Cool Mother's Day Weekend Ahead

A large storm south of New England will keep a cool wind into next week

NBC Universal, Inc.

New England is set up for a stretch of cool days that start Saturday and extend not just through Mother’s Day weekend, but through the first half of next week. 

The culprit will be a stalling, large and strong storm moving from the Ohio Valley to a position just off the Mid-Atlantic coast before stopping its forward progress and then actually backing westward toward the coast again. The huge, counter-clockwise swirl of wind around the storm center will mean a persistent northeast wind into New England that actually starts Friday night and likely lasts through the early part of next week.

In time, this will mean not only cool air, variable clouds and the chance for sprinkles or showers at times, but also gradually building seas for mariners for days on end. In the short term, Friday’s clouds are the first signs of moisture streaming ahead of the storm to our south, but a light and variable wind will allow the existing mild air to deliver afternoon highs in the 60s, though the coast will see a sea breeze kicking up with coastal temperatures falling back into the 50s Friday afternoon. 

As clouds thicken Friday evening, showers will arrive to Connecticut and Rhode Island, with a few sprinkles possible in the rest of southern New England. Then showers will creep northward slowly during Friday overnight, stopping just south of the Mass. Pike. 

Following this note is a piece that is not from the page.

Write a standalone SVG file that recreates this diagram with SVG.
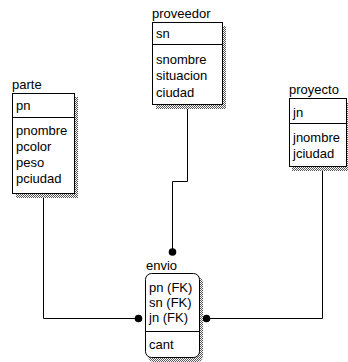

Saturday morning and midday won’t bring much change – showers fall south of the Pike while areas farther north stay dry and cool as a northeast wind increases for all – but by Saturday afternoon the northeast wind actually carries enough dry air into New England for showers to start breaking up from north to south during the afternoon, ending last along the South Coast by late day and evening. 

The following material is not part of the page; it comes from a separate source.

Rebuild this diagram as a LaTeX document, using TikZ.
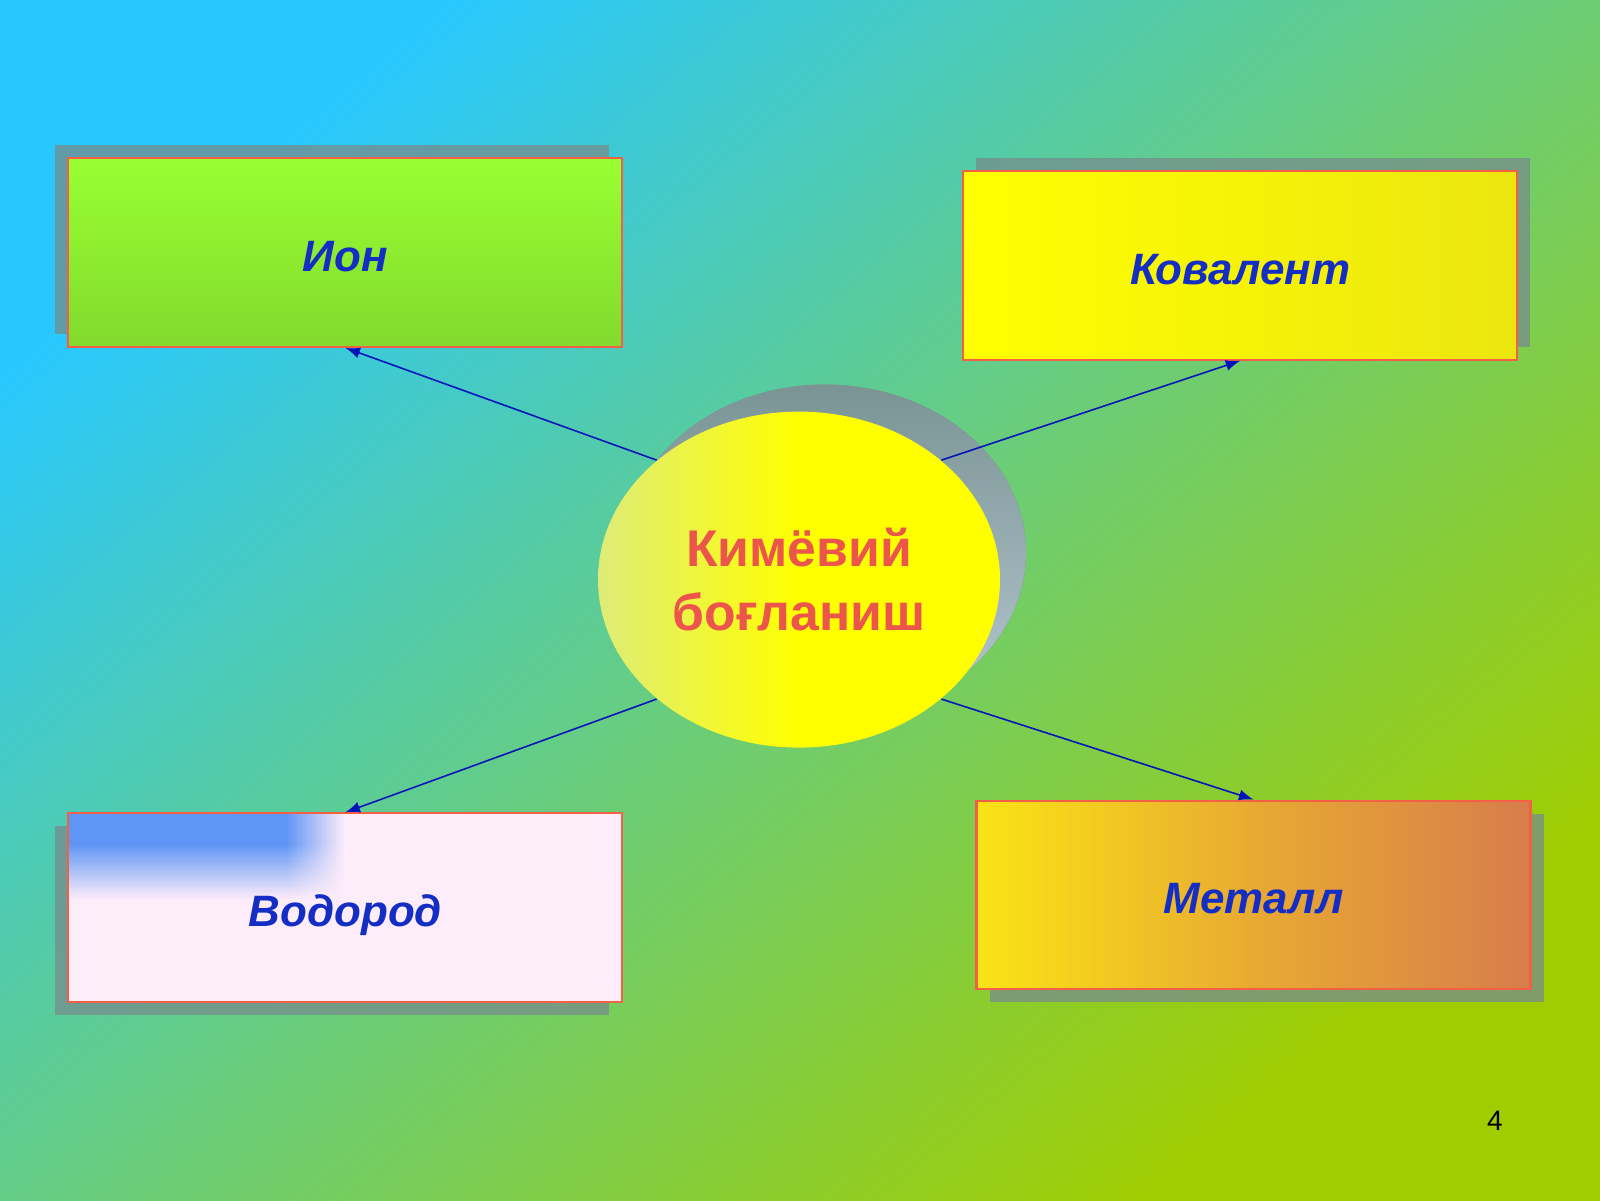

It’s not often that a northeast wind delivers drying, but in this case the huge area of fair weather – high pressure – building toward the Canadian Maritimes from eastern Canada is chock full of dry and cool air, which will help to squash showers almost entirely south of New England on Mother’s Day, save perhaps for a few near the South Coast. 

The first half of next week, the weather pattern really doesn’t change much – the stalled storm near the Mid-Atlantic continues a northeast wind into New England and whether or not we see showers on any given day hinges on how much moisture and energy pivots north of the storm center, though right now the only day that stands out as an elevated chance for showers is Wednesday. In fact, it’s after Wednesday when the storm breaks down and the chance for changing the wind direction increases, and with lots of warm air waiting just to our southwest, a change in wind to blow from the south would assuredly bring warming.

While it’s early to know exactly when that wind shifts or how much warmth it brings, we continue to predict temperatures into the 70s by the end of the week into next weekend in our exclusive First Alert 10-day forecast.